Raw data:
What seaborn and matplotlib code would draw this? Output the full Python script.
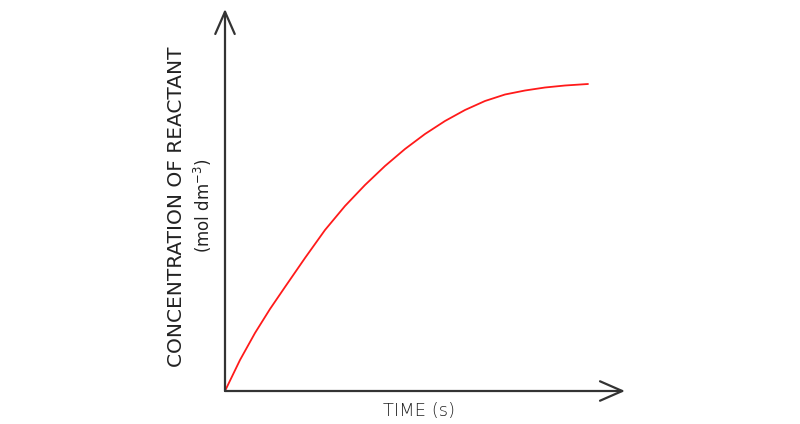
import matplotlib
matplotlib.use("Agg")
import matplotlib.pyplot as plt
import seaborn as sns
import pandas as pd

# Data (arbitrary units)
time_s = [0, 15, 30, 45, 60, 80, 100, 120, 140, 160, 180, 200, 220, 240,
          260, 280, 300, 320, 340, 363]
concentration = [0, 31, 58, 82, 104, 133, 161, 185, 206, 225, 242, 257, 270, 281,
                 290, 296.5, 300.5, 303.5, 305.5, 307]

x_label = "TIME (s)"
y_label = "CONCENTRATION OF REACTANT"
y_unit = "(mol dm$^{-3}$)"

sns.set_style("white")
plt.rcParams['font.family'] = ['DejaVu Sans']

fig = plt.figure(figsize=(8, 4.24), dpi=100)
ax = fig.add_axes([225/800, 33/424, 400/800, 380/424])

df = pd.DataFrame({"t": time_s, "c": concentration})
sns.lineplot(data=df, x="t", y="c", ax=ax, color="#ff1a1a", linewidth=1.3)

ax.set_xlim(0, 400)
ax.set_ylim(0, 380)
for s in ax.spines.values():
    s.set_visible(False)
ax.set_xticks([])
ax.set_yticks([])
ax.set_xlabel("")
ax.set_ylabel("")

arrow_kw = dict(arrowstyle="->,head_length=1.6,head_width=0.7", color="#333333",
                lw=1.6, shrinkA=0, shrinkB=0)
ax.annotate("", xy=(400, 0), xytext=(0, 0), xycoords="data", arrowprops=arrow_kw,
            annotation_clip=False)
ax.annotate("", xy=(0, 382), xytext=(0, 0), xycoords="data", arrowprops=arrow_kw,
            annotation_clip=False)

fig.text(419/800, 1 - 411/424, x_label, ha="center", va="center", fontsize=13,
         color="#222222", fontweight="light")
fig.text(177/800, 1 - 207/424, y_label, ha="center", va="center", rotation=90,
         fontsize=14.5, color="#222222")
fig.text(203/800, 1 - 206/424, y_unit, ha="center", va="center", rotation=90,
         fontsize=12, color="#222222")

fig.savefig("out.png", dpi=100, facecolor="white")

Given exercise:
Take the material above from its first line through the line holding "import pandas as pd" and set it down exactly, without the pictures.

Exercise result:
What seaborn and matplotlib code would draw this? Output the full Python script.
import matplotlib
matplotlib.use("Agg")
import matplotlib.pyplot as plt
import seaborn as sns
import pandas as pd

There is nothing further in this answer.